What the task requires: Reproduce all of the data below without alteration; exclude every picture.

Information shown:
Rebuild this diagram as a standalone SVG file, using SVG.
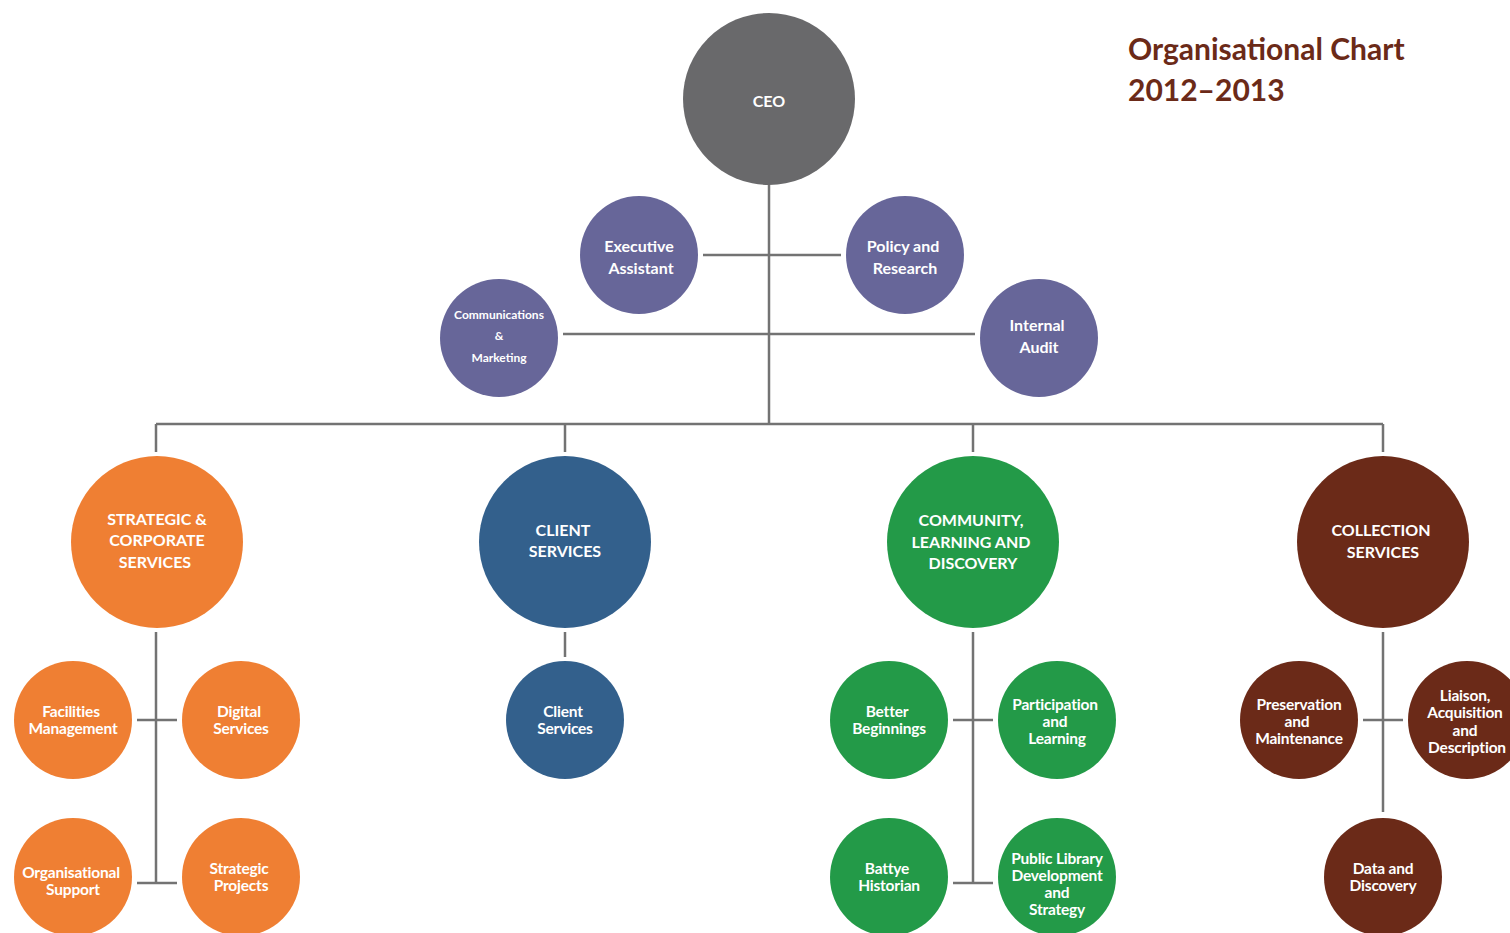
<svg xmlns="http://www.w3.org/2000/svg" width="1510" height="933" viewBox="0 0 1510 933">
<style>
  .lbl{font-family:Lato,"Open Sans","Liberation Sans",sans-serif;font-weight:bold;fill:#ffffff;text-anchor:middle;font-size:16px}
  .ch{font-size:15.5px;letter-spacing:-0.2px}
  .sm{font-size:12px}
  .ln{stroke:#737373;stroke-width:2.5;fill:none}
  .ceo{fill:#69696b}
  .pur{fill:#676699}
  .ora{fill:#ef7f33}
  .blu{fill:#33608c}
  .grn{fill:#239a48}
  .brn{fill:#6b2a18}
  .title{font-family:Lato,"Open Sans","Liberation Sans",sans-serif;font-weight:bold;fill:#6b2a18;font-size:30px}
</style>
<rect width="1510" height="933" fill="#ffffff"/>
<g id="connectors">
  <path class="ln" d="M769 185V424M703 255H841M563 334H975M156 424H1383M156 424V452M565 424V452M973 424V452M1383 424V452"/>
  <path class="ln" d="M156 632V883M137 720H177M137 883H177"/>
  <path class="ln" d="M565 632V657"/>
  <path class="ln" d="M973 632V883M953 720H993M953 883H993"/>
  <path class="ln" d="M1383 632V812M1363 720H1403"/>
</g>
<g id="title">
  <text class="title" x="1128" y="60">Organisational Chart</text>
  <text class="title" x="1128" y="101">2012–2013</text>
</g>
<g id="ceo"><circle class="ceo" cx="769" cy="99" r="86"/><text class="lbl" x="769" y="107">CEO</text></g>
<g id="executive-assistant"><circle class="pur" cx="639" cy="255" r="59"/><text class="lbl" x="639" y="252">Executive</text><text class="lbl" x="641" y="274">Assistant</text></g>
<g id="policy-research"><circle class="pur" cx="905" cy="255" r="59"/><text class="lbl" x="903" y="252">Policy and</text><text class="lbl" x="905" y="274">Research</text></g>
<g id="communications-marketing"><circle class="pur" cx="499" cy="338" r="59"/><text class="lbl sm" x="499" y="319">Communications</text><text class="lbl sm" x="499" y="340">&amp;</text><text class="lbl sm" x="499" y="362">Marketing</text></g>
<g id="internal-audit"><circle class="pur" cx="1039" cy="338" r="59"/><text class="lbl" x="1037" y="331">Internal</text><text class="lbl" x="1039" y="353">Audit</text></g>

<g id="strategic-corporate"><circle class="ora" cx="157" cy="542" r="86"/><text class="lbl" x="157" y="525">STRATEGIC &amp;</text><text class="lbl" x="157" y="546">CORPORATE</text><text class="lbl" x="155" y="568">SERVICES</text></g>
<g id="client-services-div"><circle class="blu" cx="565" cy="542" r="86"/><text class="lbl" x="563" y="536">CLIENT</text><text class="lbl" x="565" y="557">SERVICES</text></g>
<g id="community-learning"><circle class="grn" cx="973" cy="542" r="86"/><text class="lbl" x="971" y="526">COMMUNITY,</text><text class="lbl" x="971" y="548">LEARNING AND</text><text class="lbl" x="973" y="569">DISCOVERY</text></g>
<g id="collection-services"><circle class="brn" cx="1383" cy="542" r="86"/><text class="lbl" x="1381" y="536">COLLECTION</text><text class="lbl" x="1383" y="558">SERVICES</text></g>

<g id="facilities"><circle class="ora" cx="73" cy="720" r="59"/><text class="lbl ch" x="71" y="717">Facilities</text><text class="lbl ch" x="73" y="734">Management</text></g>
<g id="digital"><circle class="ora" cx="241" cy="720" r="59"/><text class="lbl ch" x="239" y="717">Digital</text><text class="lbl ch" x="241" y="734">Services</text></g>
<g id="org-support"><circle class="ora" cx="73" cy="877" r="59"/><text class="lbl ch" x="71" y="878">Organisational</text><text class="lbl ch" x="73" y="895">Support</text></g>
<g id="strategic-projects"><circle class="ora" cx="241" cy="877" r="59"/><text class="lbl ch" x="239" y="874">Strategic</text><text class="lbl ch" x="241" y="891">Projects</text></g>

<g id="client-services"><circle class="blu" cx="565" cy="720" r="59"/><text class="lbl ch" x="563" y="717">Client</text><text class="lbl ch" x="565" y="734">Services</text></g>

<g id="better-beginnings"><circle class="grn" cx="889" cy="720" r="59"/><text class="lbl ch" x="887" y="717">Better</text><text class="lbl ch" x="889" y="734">Beginnings</text></g>
<g id="participation"><circle class="grn" cx="1057" cy="720" r="59"/><text class="lbl ch" x="1055" y="710">Participation</text><text class="lbl ch" x="1055" y="727">and</text><text class="lbl ch" x="1057" y="744">Learning</text></g>
<g id="battye"><circle class="grn" cx="889" cy="877" r="59"/><text class="lbl ch" x="887" y="874">Battye</text><text class="lbl ch" x="889" y="891">Historian</text></g>
<g id="public-library"><circle class="grn" cx="1057" cy="877" r="59"/><text class="lbl ch" x="1057" y="864">Public Library</text><text class="lbl ch" x="1057" y="881">Development</text><text class="lbl ch" x="1057" y="898">and</text><text class="lbl ch" x="1057" y="915">Strategy</text></g>

<g id="preservation"><circle class="brn" cx="1299" cy="720" r="59"/><text class="lbl ch" x="1299" y="710">Preservation</text><text class="lbl ch" x="1297" y="727">and</text><text class="lbl ch" x="1299" y="744">Maintenance</text></g>
<g id="liaison"><circle class="brn" cx="1467" cy="720" r="59"/><text class="lbl ch" x="1465" y="701">Liaison,</text><text class="lbl ch" x="1465" y="718">Acquisition</text><text class="lbl ch" x="1465" y="736">and</text><text class="lbl ch" x="1467" y="753">Description</text></g>
<g id="data-discovery"><circle class="brn" cx="1383" cy="877" r="59"/><text class="lbl ch" x="1383" y="874">Data and</text><text class="lbl ch" x="1383" y="891">Discovery</text></g>
</svg>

Result:
Rebuild this diagram as a standalone SVG file, using SVG.
<svg xmlns="http://www.w3.org/2000/svg" width="1510" height="933" viewBox="0 0 1510 933">
<style>
  .lbl{font-family:Lato,"Open Sans","Liberation Sans",sans-serif;font-weight:bold;fill:#ffffff;text-anchor:middle;font-size:16px}
  .ch{font-size:15.5px;letter-spacing:-0.2px}
  .sm{font-size:12px}
  .ln{stroke:#737373;stroke-width:2.5;fill:none}
  .ceo{fill:#69696b}
  .pur{fill:#676699}
  .ora{fill:#ef7f33}
  .blu{fill:#33608c}
  .grn{fill:#239a48}
  .brn{fill:#6b2a18}
  .title{font-family:Lato,"Open Sans","Liberation Sans",sans-serif;font-weight:bold;fill:#6b2a18;font-size:30px}
</style>
<rect width="1510" height="933" fill="#ffffff"/>
<g id="connectors">
  <path class="ln" d="M769 185V424M703 255H841M563 334H975M156 424H1383M156 424V452M565 424V452M973 424V452M1383 424V452"/>
  <path class="ln" d="M156 632V883M137 720H177M137 883H177"/>
  <path class="ln" d="M565 632V657"/>
  <path class="ln" d="M973 632V883M953 720H993M953 883H993"/>
  <path class="ln" d="M1383 632V812M1363 720H1403"/>
</g>
<g id="title">
  <text class="title" x="1128" y="60">Organisational Chart</text>
  <text class="title" x="1128" y="101">2012–2013</text>
</g>
<g id="ceo"><circle class="ceo" cx="769" cy="99" r="86"/><text class="lbl" x="769" y="107">CEO</text></g>
<g id="executive-assistant"><circle class="pur" cx="639" cy="255" r="59"/><text class="lbl" x="639" y="252">Executive</text><text class="lbl" x="641" y="274">Assistant</text></g>
<g id="policy-research"><circle class="pur" cx="905" cy="255" r="59"/><text class="lbl" x="903" y="252">Policy and</text><text class="lbl" x="905" y="274">Research</text></g>
<g id="communications-marketing"><circle class="pur" cx="499" cy="338" r="59"/><text class="lbl sm" x="499" y="319">Communications</text><text class="lbl sm" x="499" y="340">&amp;</text><text class="lbl sm" x="499" y="362">Marketing</text></g>
<g id="internal-audit"><circle class="pur" cx="1039" cy="338" r="59"/><text class="lbl" x="1037" y="331">Internal</text><text class="lbl" x="1039" y="353">Audit</text></g>

<g id="strategic-corporate"><circle class="ora" cx="157" cy="542" r="86"/><text class="lbl" x="157" y="525">STRATEGIC &amp;</text><text class="lbl" x="157" y="546">CORPORATE</text><text class="lbl" x="155" y="568">SERVICES</text></g>
<g id="client-services-div"><circle class="blu" cx="565" cy="542" r="86"/><text class="lbl" x="563" y="536">CLIENT</text><text class="lbl" x="565" y="557">SERVICES</text></g>
<g id="community-learning"><circle class="grn" cx="973" cy="542" r="86"/><text class="lbl" x="971" y="526">COMMUNITY,</text><text class="lbl" x="971" y="548">LEARNING AND</text><text class="lbl" x="973" y="569">DISCOVERY</text></g>
<g id="collection-services"><circle class="brn" cx="1383" cy="542" r="86"/><text class="lbl" x="1381" y="536">COLLECTION</text><text class="lbl" x="1383" y="558">SERVICES</text></g>

<g id="facilities"><circle class="ora" cx="73" cy="720" r="59"/><text class="lbl ch" x="71" y="717">Facilities</text><text class="lbl ch" x="73" y="734">Management</text></g>
<g id="digital"><circle class="ora" cx="241" cy="720" r="59"/><text class="lbl ch" x="239" y="717">Digital</text><text class="lbl ch" x="241" y="734">Services</text></g>
<g id="org-support"><circle class="ora" cx="73" cy="877" r="59"/><text class="lbl ch" x="71" y="878">Organisational</text><text class="lbl ch" x="73" y="895">Support</text></g>
<g id="strategic-projects"><circle class="ora" cx="241" cy="877" r="59"/><text class="lbl ch" x="239" y="874">Strategic</text><text class="lbl ch" x="241" y="891">Projects</text></g>

<g id="client-services"><circle class="blu" cx="565" cy="720" r="59"/><text class="lbl ch" x="563" y="717">Client</text><text class="lbl ch" x="565" y="734">Services</text></g>

<g id="better-beginnings"><circle class="grn" cx="889" cy="720" r="59"/><text class="lbl ch" x="887" y="717">Better</text><text class="lbl ch" x="889" y="734">Beginnings</text></g>
<g id="participation"><circle class="grn" cx="1057" cy="720" r="59"/><text class="lbl ch" x="1055" y="710">Participation</text><text class="lbl ch" x="1055" y="727">and</text><text class="lbl ch" x="1057" y="744">Learning</text></g>
<g id="battye"><circle class="grn" cx="889" cy="877" r="59"/><text class="lbl ch" x="887" y="874">Battye</text><text class="lbl ch" x="889" y="891">Historian</text></g>
<g id="public-library"><circle class="grn" cx="1057" cy="877" r="59"/><text class="lbl ch" x="1057" y="864">Public Library</text><text class="lbl ch" x="1057" y="881">Development</text><text class="lbl ch" x="1057" y="898">and</text><text class="lbl ch" x="1057" y="915">Strategy</text></g>

<g id="preservation"><circle class="brn" cx="1299" cy="720" r="59"/><text class="lbl ch" x="1299" y="710">Preservation</text><text class="lbl ch" x="1297" y="727">and</text><text class="lbl ch" x="1299" y="744">Maintenance</text></g>
<g id="liaison"><circle class="brn" cx="1467" cy="720" r="59"/><text class="lbl ch" x="1465" y="701">Liaison,</text><text class="lbl ch" x="1465" y="718">Acquisition</text><text class="lbl ch" x="1465" y="736">and</text><text class="lbl ch" x="1467" y="753">Description</text></g>
<g id="data-discovery"><circle class="brn" cx="1383" cy="877" r="59"/><text class="lbl ch" x="1383" y="874">Data and</text><text class="lbl ch" x="1383" y="891">Discovery</text></g>
</svg>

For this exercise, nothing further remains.